After four seasons with the Baltimore Ravens and two with the Cleveland Browns, Baxter’s career in the NFL came to an end when he injured both knees. He said that had he been able to establish a benchmark, he might have been able to prevent or minimize the eventual injury.
“There’s more that we can do before we get hurt,” he said. “An ounce of prevention can save a pound of problems.”
Baxter said that while a very small percent of players will go pro, every player can benefit from a better approach to training and recovery.
“What we can do is (ensure) quality of life,” he said.
Baxter said that as kids train at higher levels than ever before, the game will keep pace.

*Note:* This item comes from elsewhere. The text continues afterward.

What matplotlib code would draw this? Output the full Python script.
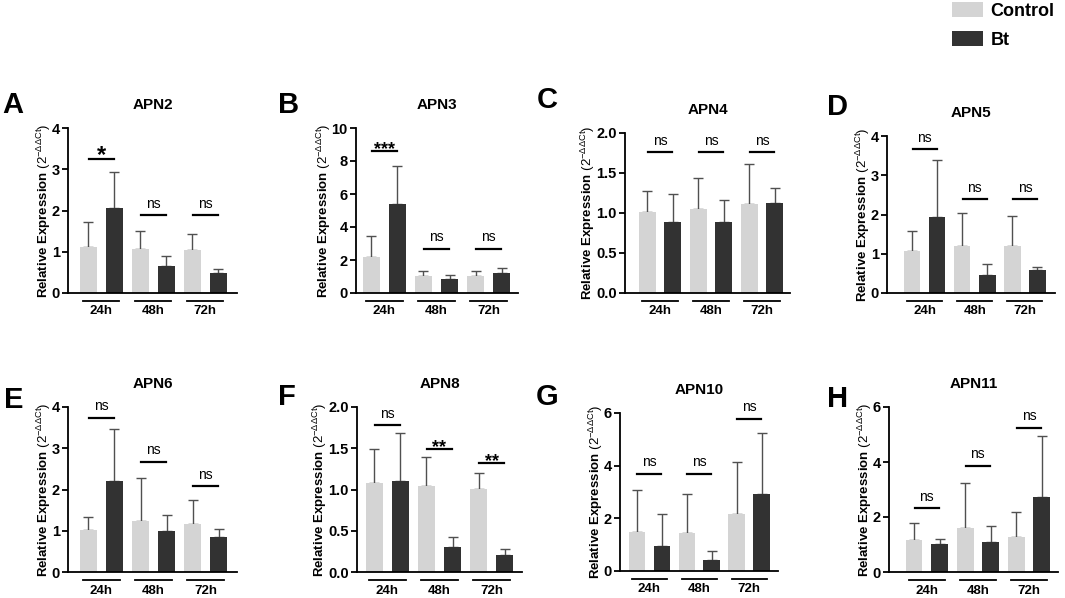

“Kids are training at a higher level, and what are you seeing?” he asked. “Higher levels of injuries.“
Campbell spoke about the impact coaches can have on students, and the importance of them leading the way. Their goal with the Rose Institute is to reduce or prevent the long-term effects of playing.
“We were elite athletes, but now we’re just elite people, who have to deal with an elite athlete’s problems,” Baxter said. “We want to make sure our game is safe, but more importantly, our kids are safe.”
Longview ISD Athletic Trainer Dierdre Scotter said she appreciated the fact the clinic was aimed at high school athletes and the unique problems they face. She especially liked the panel on diet and nutrition, noting that athletes in school rarely have control over their diet.
Jodie King with Longview ISD said they’re eager to take advantage of the services. She said being able to identify potential medical issues early on means players are safer.
“It’s a relief knowing, instead of guessing, once you’ve had them checked,” King said.
The baseline also will help coaches and trainers demonstrate proper technique from a scientific viewpoint, and give families an opportunity to better understand how an injury is progressing.
“I think it’s just one more (tool),” Scotter said. “If you don’t take advantage of it, you’re playing without a helmet.”